-- Begin Material provided --

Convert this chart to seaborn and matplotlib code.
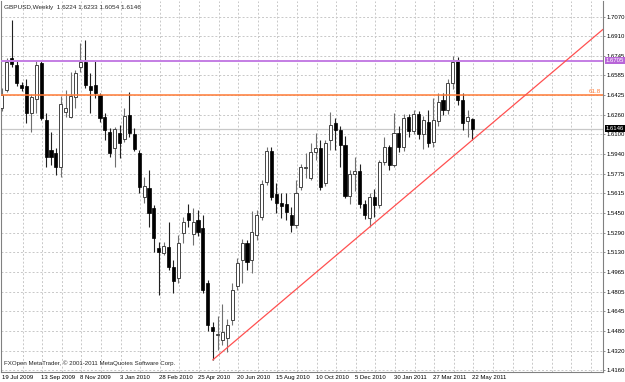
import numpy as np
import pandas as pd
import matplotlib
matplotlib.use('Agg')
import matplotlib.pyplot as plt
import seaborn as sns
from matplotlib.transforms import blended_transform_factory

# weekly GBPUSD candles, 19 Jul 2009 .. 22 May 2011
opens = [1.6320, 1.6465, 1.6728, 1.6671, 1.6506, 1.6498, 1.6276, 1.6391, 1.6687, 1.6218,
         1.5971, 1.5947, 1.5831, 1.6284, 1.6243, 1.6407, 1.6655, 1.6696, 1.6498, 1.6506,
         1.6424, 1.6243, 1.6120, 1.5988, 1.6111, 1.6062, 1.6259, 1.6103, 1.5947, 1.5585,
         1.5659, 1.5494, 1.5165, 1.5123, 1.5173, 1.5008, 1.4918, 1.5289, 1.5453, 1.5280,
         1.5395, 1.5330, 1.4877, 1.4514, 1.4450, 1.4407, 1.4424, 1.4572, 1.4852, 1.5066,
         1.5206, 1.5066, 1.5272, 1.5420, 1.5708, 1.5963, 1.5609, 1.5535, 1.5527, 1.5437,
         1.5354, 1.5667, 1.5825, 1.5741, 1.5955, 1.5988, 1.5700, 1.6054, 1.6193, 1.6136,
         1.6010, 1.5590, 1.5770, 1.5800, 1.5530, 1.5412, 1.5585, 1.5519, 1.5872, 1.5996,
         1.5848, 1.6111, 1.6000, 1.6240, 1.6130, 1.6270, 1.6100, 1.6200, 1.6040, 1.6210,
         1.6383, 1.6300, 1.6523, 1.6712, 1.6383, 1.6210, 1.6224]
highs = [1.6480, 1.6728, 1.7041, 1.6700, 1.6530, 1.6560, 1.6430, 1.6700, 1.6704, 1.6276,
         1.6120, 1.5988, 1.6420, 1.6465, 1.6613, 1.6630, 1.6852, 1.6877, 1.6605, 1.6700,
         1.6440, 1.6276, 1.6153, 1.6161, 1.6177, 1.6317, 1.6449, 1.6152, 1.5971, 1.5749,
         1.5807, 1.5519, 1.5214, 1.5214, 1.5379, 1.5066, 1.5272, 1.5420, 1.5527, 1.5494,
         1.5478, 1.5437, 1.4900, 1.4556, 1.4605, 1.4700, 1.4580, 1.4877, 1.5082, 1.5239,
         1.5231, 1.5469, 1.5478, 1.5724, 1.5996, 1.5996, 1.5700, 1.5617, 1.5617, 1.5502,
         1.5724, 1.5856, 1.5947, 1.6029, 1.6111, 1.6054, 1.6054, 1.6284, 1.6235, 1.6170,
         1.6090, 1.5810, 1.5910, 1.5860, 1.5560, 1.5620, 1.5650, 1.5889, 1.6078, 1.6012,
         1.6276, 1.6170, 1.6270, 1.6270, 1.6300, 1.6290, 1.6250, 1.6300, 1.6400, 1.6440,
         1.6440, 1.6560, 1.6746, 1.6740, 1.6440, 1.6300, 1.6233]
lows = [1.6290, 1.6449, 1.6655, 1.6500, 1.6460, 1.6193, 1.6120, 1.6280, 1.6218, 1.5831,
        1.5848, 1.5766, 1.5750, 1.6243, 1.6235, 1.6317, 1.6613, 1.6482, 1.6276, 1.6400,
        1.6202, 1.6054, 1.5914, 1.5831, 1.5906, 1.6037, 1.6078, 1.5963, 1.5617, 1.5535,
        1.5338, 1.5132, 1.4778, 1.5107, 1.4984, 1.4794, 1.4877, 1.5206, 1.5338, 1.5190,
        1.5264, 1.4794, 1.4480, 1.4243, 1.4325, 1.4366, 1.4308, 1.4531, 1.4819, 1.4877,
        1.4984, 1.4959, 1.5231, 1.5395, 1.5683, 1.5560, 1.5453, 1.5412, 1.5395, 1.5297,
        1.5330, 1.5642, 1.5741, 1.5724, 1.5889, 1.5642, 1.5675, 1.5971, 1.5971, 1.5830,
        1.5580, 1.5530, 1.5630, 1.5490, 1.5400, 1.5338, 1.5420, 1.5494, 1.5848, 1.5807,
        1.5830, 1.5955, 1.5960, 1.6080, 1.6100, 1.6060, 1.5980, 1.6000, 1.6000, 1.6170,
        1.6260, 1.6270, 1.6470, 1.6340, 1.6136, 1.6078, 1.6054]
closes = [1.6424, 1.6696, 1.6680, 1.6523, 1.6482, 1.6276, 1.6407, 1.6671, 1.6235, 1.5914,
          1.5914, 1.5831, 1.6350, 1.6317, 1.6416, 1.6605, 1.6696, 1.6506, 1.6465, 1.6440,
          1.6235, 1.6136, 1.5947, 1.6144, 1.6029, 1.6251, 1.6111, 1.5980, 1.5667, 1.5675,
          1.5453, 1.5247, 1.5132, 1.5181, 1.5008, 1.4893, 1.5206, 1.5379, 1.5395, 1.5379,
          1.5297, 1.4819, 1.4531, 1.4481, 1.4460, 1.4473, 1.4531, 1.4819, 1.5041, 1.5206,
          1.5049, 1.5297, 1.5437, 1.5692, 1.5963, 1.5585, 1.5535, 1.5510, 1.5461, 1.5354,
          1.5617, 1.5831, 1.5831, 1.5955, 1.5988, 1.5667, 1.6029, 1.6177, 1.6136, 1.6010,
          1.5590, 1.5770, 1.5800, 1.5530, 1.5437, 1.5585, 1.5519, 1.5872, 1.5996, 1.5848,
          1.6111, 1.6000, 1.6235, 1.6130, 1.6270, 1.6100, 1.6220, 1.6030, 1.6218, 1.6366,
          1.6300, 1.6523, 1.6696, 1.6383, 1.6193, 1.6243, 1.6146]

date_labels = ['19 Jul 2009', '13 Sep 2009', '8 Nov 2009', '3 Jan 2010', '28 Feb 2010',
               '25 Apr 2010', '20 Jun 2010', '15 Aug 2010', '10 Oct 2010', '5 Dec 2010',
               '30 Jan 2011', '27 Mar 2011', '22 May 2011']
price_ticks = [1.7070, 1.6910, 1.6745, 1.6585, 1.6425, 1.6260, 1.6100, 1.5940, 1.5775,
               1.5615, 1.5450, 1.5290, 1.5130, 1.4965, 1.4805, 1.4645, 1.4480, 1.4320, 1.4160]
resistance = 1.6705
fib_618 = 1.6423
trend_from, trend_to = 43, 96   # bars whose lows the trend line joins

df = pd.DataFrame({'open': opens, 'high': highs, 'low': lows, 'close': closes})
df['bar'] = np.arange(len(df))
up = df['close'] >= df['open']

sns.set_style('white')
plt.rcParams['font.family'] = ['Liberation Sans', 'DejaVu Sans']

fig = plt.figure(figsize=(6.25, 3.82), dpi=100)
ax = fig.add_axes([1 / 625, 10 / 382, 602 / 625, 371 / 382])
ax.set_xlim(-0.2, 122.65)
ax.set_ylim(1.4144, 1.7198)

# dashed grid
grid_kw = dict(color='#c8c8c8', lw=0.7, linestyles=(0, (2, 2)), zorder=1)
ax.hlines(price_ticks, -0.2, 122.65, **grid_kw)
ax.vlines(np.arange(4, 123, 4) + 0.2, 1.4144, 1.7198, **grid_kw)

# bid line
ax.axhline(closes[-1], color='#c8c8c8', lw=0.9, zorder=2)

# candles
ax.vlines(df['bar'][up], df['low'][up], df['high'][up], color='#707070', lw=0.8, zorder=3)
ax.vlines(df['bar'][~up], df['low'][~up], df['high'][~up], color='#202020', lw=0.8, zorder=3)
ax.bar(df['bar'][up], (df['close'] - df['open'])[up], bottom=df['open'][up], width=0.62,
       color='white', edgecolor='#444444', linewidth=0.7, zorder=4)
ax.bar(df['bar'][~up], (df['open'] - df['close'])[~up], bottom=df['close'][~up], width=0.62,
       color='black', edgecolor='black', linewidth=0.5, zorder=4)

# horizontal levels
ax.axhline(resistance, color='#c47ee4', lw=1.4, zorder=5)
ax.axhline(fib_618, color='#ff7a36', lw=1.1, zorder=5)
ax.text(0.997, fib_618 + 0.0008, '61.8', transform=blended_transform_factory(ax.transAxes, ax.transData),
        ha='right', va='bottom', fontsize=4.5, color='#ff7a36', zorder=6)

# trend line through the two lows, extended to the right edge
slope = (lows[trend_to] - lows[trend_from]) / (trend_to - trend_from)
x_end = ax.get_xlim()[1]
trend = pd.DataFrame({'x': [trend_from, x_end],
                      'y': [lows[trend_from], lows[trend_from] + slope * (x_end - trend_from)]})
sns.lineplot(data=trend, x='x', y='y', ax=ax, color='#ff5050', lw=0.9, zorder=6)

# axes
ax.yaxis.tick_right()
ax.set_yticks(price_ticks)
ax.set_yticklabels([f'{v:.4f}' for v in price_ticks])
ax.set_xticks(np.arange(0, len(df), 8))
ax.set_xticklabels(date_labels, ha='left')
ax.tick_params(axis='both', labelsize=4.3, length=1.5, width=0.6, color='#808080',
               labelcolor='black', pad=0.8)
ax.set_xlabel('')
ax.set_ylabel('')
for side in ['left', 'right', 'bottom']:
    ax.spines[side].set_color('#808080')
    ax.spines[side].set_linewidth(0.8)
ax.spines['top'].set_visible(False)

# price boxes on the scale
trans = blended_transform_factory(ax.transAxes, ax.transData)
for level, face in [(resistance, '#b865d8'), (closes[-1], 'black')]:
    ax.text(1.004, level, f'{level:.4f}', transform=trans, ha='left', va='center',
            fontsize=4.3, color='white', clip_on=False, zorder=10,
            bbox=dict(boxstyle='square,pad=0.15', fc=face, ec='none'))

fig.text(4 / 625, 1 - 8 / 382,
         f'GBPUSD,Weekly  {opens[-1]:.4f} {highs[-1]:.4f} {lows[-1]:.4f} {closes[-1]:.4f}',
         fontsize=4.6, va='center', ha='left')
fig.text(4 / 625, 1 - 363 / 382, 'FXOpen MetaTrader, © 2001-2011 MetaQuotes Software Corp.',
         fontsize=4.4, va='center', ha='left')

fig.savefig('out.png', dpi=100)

-- End Material provided --

Exercise description »
Print, exactly as written, the lines above from the first one to the one containing "from matplotlib.transforms import". Leave out pictures.

Written answer »
Convert this chart to seaborn and matplotlib code.
import numpy as np
import pandas as pd
import matplotlib
matplotlib.use('Agg')
import matplotlib.pyplot as plt
import seaborn as sns
from matplotlib.transforms import blended_transform_factory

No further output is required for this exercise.